Want To Avoid Living With Regrets? This Small Mindset Tweak Will Work Wonders
What is an action? Webster’s Dictionary defines it as "a thing done." I like this definition—so simple, so clear, so concise. An action has two distinct phases: an intention and an execution. Before we act, we must first have intention: "What is our purpose for doing this? What are we hoping to achieve? What is the motivation behind it?" Only then should we execute: "What is the best method for getting it done?"
This process applies to the smallest of actions and the grandest and can happen hundreds of times every day, often in a split second. For example, say you’re hungry. You don’t just magically get full—first, you must eat something. This is an action: You act by eating food. But before you do that, you need to have a clear intention.
Let’s break it down.
What is the intention?
If I eat this sandwich, I won’t be hungry.
What is the execution?
Make a sandwich, eat the sandwich, and now I’m not hungry.
Do you recognize the stages? They may happen almost simultaneously, but each stage is there. With clear intention, our choices in execution are considered. Oftentimes, without the intention we simply react without thinking, and the outcomes can be less than ideal. A reaction, on the other hand, is a response. It’s an action that usually affects us and plays on our tempers, placing our bodies into postures and positions with full awareness and accountability—and in life we should be doing the same.
When you act with intention, you're less likely to feel regret.
The idea of regret is one we all know and try to avoid. Regret isn’t a good feeling because we know we could have done better or achieved a more positive outcome. We’re human. We don’t need to be perfect, but we can do our best to see how our choices and actions best serve and support our lives instead of regretting those we made when reacting to something. There are some things in life that you can’t take back, so act carefully.
But what is regret? For me, regret is the idea that I should have done something differently. It’s often quite clear after the fact that our choices at the time could have been different. Sometimes, it may have been our egos getting in the way or choices we made in the heat of the moment—these are the moments that we define as regrets.
But what if we defined our actions differently? Rather than labeling them as regrets, what if we acknowledged them simply as experiences to learn from? Yes, we can all acknowledge that our choices could have been better, but regret keeps us looking back instead of moving us forward. With a simple shift in approach, we can start to live life without the burden of regret.
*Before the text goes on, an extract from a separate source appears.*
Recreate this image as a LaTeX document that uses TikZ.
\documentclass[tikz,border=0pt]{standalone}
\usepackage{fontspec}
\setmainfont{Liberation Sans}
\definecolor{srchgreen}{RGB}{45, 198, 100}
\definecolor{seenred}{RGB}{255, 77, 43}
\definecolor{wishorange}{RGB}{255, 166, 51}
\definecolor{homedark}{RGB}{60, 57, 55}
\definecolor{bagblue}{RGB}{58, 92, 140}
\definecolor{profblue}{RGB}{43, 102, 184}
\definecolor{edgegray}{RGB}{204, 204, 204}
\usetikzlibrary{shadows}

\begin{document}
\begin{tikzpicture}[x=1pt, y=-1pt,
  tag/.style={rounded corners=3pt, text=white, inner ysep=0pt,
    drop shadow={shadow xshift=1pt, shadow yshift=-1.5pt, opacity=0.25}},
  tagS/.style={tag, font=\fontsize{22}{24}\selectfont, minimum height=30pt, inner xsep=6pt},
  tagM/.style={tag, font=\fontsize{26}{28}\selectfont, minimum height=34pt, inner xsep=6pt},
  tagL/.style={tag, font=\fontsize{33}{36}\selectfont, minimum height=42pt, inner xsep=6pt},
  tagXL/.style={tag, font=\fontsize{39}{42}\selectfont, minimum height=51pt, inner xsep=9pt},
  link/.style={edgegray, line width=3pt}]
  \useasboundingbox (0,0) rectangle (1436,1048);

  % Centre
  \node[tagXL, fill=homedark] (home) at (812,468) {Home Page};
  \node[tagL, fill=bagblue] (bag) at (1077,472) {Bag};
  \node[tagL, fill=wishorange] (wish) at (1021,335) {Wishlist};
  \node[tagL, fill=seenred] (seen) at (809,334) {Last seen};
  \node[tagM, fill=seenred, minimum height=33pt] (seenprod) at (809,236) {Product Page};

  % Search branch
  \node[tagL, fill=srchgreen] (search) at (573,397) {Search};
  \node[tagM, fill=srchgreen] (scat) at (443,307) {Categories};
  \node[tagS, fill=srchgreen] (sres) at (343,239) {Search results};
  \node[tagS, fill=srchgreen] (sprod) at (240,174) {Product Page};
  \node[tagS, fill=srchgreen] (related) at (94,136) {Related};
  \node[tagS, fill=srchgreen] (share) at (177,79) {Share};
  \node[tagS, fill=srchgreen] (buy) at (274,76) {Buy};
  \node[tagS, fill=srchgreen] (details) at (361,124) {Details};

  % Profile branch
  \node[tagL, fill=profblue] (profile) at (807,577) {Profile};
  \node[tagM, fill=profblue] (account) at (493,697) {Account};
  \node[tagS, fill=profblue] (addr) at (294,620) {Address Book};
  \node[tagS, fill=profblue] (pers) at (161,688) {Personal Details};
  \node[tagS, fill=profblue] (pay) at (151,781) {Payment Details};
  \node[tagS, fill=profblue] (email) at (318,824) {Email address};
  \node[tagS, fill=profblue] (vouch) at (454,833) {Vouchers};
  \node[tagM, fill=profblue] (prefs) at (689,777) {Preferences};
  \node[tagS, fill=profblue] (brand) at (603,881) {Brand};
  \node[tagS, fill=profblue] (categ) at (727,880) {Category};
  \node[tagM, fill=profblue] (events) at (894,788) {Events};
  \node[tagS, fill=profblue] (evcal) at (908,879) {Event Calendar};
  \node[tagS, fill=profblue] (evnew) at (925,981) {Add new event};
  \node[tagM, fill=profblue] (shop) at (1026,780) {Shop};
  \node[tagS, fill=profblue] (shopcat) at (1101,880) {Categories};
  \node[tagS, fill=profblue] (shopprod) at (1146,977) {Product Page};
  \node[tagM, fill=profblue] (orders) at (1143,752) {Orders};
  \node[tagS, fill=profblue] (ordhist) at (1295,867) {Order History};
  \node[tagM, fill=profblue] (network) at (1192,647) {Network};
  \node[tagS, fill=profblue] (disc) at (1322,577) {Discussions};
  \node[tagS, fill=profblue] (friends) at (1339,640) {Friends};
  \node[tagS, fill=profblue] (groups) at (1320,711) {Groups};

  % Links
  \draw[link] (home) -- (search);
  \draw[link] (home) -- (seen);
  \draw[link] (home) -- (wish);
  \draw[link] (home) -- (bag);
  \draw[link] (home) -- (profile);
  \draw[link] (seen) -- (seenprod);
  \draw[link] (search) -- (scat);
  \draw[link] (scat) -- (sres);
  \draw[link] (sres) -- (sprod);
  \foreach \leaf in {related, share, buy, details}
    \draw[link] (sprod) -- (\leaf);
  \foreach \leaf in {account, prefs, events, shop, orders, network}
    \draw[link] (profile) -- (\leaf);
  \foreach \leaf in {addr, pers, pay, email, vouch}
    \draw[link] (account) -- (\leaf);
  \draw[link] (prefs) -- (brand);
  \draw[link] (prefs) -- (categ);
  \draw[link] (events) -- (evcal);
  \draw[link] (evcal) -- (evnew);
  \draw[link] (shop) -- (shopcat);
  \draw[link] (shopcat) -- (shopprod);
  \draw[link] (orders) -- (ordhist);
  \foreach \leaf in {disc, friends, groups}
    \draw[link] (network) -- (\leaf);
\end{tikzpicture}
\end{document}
How yoga can help you act with intention.
How does this apply to yoga? In yoga, we always move consciously, maneuvering our bodies into postures and positions with awareness and accountability. But there will be a time when you might go too far or push too hard. Often, this results in injury that may sideline your practice for a day or even weeks. This has happened to me plenty of times over the years and to many yogis I know.
Once, I fell while I was in crow pose. I wasn’t paying attention, my hands slipped, and I twisted my wrist. I couldn’t practice that pose for almost six months. It would have been easy to get angry, regret the decisions I made when I was practicing, or try to blame the teachers for not giving me the option to try something different, or just let the frustration win. But the truth is, these were my actions, my choices, and my decision, regardless of how mindful.
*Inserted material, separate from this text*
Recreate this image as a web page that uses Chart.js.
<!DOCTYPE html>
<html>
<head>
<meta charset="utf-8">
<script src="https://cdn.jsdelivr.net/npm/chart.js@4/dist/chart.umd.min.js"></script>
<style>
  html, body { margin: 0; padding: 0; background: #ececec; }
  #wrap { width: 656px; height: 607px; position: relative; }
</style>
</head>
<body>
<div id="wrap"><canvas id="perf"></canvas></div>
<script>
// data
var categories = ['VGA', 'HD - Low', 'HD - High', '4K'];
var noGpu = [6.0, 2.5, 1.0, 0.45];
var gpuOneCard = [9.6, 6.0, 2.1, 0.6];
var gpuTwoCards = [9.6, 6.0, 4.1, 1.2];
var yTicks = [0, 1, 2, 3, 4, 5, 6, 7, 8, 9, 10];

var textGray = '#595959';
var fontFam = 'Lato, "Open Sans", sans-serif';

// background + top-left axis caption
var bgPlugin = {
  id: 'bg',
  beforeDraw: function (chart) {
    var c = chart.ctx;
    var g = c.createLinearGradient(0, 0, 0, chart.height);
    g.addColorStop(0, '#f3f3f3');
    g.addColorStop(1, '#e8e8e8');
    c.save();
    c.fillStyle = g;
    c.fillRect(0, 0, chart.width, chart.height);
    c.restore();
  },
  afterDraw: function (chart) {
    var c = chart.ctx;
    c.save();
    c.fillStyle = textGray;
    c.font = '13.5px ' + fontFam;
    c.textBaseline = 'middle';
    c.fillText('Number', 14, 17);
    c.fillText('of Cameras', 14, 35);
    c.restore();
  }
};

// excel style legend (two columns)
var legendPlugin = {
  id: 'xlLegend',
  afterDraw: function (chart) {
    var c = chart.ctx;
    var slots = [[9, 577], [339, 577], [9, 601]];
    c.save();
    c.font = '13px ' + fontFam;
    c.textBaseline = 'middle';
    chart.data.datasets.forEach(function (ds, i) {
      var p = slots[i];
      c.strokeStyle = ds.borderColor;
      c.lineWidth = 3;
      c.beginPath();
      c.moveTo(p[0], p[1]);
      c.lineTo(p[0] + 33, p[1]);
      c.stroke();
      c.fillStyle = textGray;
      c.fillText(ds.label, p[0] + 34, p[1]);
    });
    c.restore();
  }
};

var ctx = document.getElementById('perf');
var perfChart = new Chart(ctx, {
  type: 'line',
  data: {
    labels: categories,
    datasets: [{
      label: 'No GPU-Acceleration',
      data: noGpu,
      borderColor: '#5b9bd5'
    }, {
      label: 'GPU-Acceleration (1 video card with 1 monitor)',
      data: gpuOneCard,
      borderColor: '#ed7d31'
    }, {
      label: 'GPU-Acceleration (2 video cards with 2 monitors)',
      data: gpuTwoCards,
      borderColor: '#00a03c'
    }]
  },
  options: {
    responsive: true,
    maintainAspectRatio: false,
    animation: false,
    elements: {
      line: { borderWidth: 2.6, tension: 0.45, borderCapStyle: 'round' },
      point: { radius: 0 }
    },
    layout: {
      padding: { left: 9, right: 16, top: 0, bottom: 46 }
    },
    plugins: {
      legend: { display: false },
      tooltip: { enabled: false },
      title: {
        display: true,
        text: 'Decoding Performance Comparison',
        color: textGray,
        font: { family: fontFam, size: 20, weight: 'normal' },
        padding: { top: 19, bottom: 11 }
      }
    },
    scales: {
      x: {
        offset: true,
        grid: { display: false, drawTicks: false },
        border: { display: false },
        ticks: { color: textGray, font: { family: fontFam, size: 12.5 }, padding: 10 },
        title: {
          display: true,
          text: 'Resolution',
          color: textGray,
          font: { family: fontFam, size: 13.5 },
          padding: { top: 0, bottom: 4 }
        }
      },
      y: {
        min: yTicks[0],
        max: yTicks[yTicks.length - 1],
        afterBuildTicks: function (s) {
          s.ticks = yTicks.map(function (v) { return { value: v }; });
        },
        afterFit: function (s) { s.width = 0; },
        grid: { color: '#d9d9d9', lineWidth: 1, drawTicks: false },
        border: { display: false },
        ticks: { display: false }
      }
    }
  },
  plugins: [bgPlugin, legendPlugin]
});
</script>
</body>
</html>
I was in my actions. I may not have liked what happened, but looking back, I learned something about myself. The experience wasn’t pleasant, but it was valuable. I now know my limits, and I now always approach this pose with my full attention because I know what will happen if I’m not aware and mindful of my actions. So choose wisely, live without regrets, and learn from every experience. This is how we can live mindfully every single day.